2018 and 2022 World Cup bid inspector Mayne-Nicholls to appeal ban at CAS

Harold Mayne Nicholls

By Andrew Warshaw

March 2 – Harold Mayne-Nicholls, the FIFA-appointed official who led the inspection team that evaluated the credentials of all 2018 and 2022 World Cup bidding candidates, is going to the Court of Arbitration for Sport (CAS) in a last-ditch attempt to clear his name and overturn a three-year ban for seeking unpaid intern work in Qatar for relatives.

According to The Associated Press, Mayne-Nicholls’ hearing could be the first time that evidence from former FIFA ethics prosecutor Michael Garcia’s investigation into the two World Cup bid contests is tested in a court outside FIFA’s own judicial system.

The Chilean was originally banned for seven years in July 2015 after being found guilty of “repeatedly asking for personal favours” from the Qataris who went on to be awarded the 2022 tournament.

The ban was imposed after an email exchange came to light requesting possible work placements for his son and a nephew at the famed Aspire youth academy in Doha. Aspire was strongly linked to Qatar’s successful bid and FIFA’s ethics judging chamber took the view that Mayne-Nicholls had seriously violated his responsibilities.
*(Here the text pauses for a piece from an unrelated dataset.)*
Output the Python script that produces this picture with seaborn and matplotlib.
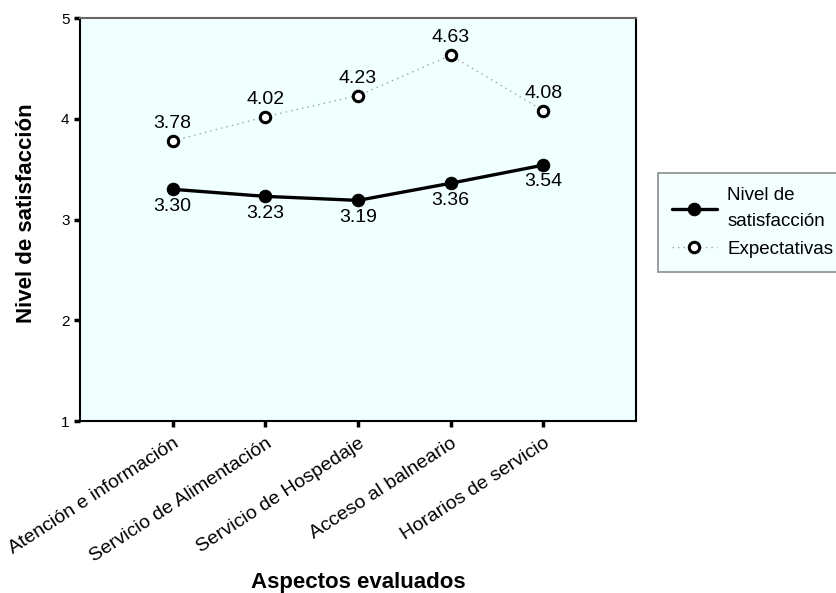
import numpy as np
import pandas as pd
import matplotlib.pyplot as plt
import seaborn as sns

aspectos = ["Atención e información", "Servicio de Alimentación", "Servicio de Hospedaje",
            "Acceso al balneario", "Horarios de servicio"]
nivel = [3.30, 3.23, 3.19, 3.36, 3.54]
expectativas = [3.78, 4.02, 4.23, 4.63, 4.08]
series = ["Nivel de\nsatisfacción", "Expectativas"]

pos = np.arange(1, len(aspectos) + 1)
df = pd.DataFrame({
    "pos": np.concatenate([pos, pos]),
    "valor": nivel + expectativas,
    "serie": [series[0]] * len(nivel) + [series[1]] * len(expectativas),
})

sns.set_style("ticks")
plt.rcParams['font.family'] = ['Liberation Sans', 'DejaVu Sans']
plt.rcParams['text.color'] = 'black'
plt.rcParams['axes.labelcolor'] = 'black'
plt.rcParams['xtick.color'] = 'black'
plt.rcParams['ytick.color'] = 'black'

fig = plt.figure(figsize=(8.36, 5.93), dpi=100)
ax = fig.add_axes([0.0957, 0.290, 0.665, 0.6796])
ax.set_facecolor("#f0ffff")

sns.lineplot(data=df, x="pos", y="valor", hue="serie", style="serie",
             palette={series[0]: "black", series[1]: "#a0a0a0"},
             dashes={series[0]: "", series[1]: (1, 3)},
             markers={series[0]: "o", series[1]: "o"},
             legend=False, ax=ax)

lines = ax.get_lines()
lines[0].set_linewidth(2.4)
lines[0].set_markersize(9)
lines[0].set_markerfacecolor("black")
lines[0].set_markeredgecolor("black")
lines[1].set_linewidth(1)
lines[1].set_markersize(7.5)
lines[1].set_markerfacecolor("white")
lines[1].set_markeredgecolor("black")
lines[1].set_markeredgewidth(2.2)

for x, v in zip(pos, nivel):
    ax.annotate(f"{v:.2f}", (x, v), xytext=(0, -6), textcoords="offset points",
                ha="center", va="top", fontsize=14)
for x, v in zip(pos, expectativas):
    ax.annotate(f"{v:.2f}", (x, v), xytext=(0, 6.5), textcoords="offset points",
                ha="center", va="bottom", fontsize=14)

ax.set_xlim(0, 6)
ax.set_ylim(1, 5)
ax.set_yticks([1, 2, 3, 4, 5])
ax.set_xticks(pos)
ax.set_xticklabels(aspectos, rotation=33, ha="right", rotation_mode="anchor", fontsize=14)
ax.tick_params(axis="both", direction="out", length=4, width=2.5)
ax.tick_params(axis="x", pad=6)
ax.tick_params(axis="y", labelsize=11)

for s in ["left", "bottom", "right"]:
    ax.spines[s].set_color("black")
    ax.spines[s].set_linewidth(1.5)
ax.spines["top"].set_color("#666666")
ax.spines["top"].set_linewidth(1.5)

ax.set_xlabel("Aspectos evaluados", fontsize=16, fontweight="bold")
ax.set_ylabel("Nivel de satisfacción", fontsize=16, fontweight="bold")
ax.xaxis.set_label_coords(0.5, -0.375)
ax.yaxis.set_label_coords(-0.077, 0.515)

leg = fig.legend(handles=lines[:2], labels=series, loc="upper left",
                 bbox_to_anchor=(0.787, 0.708), frameon=True, fancybox=False,
                 fontsize=13.5, handlelength=2.4, handletextpad=0.55,
                 borderpad=0.75, borderaxespad=0, labelspacing=0.55)
for t in leg.get_texts():
    t.set_linespacing(1.7)
leg.get_frame().set_facecolor("#f0ffff")
leg.get_frame().set_edgecolor("#707070")
leg.get_frame().set_linewidth(1.2)

fig.savefig("out.png", dpi=100)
Ethics judges were anxious to send out a strong message that Mayne-Nicholls, as head of the technical inspection team, had a special responsibility in terms of neutrality and that anything which could potentially endanger the independent evaluation of World Cup bidders was a serious conflict of interest – not least actively asking for personal favours with those close to a bid committee, regardless of the outcome of such communication.

FIFA’s chief ethics judge Hans-Joachim Eckert is understood to have personally felt that the unique position Mayne-Nicholls held meant he had to be given a severe sanction. Yet whilst his conduct was incredibly naive given the sensitivity of the World Cup bid process, he has long insisted he did not in any way benefit personally – unlike other FIFA officials banned for a similar length of time for far worse offenses.

Even more significantly, the report delivered by Mayne-Nicholls’ six-member technical inspection team gave Qatar the worst ranking of all the candidates for the 2022 World Cup saying it was a “high risk” option. That this advice was ultimately ignored by the FIFA executive committee was hardly something that could be blamed on the Chilean.

Mayne Nicholls felt he had been harshly treated and FIFA’s appeals committee agreed with him. Last April, they cut the suspension from seven to three years. Delivering its verdict at the time, the appeals committee explained: “While agreeing with the principles and arguments presented by the adjudicatory chamber, the Appeal Committee deemed that the sanction imposed was not proportionate to the breaches committed.”

According to AP, Mayne-Nicholls was unable to file a further appeal at CAS until FIFA’s appeal committee provided written reasons for his ban. That document was apparently only sent 10 months after the decision to reduce his ban – clearing the way for him to now try and have it scrapped completely.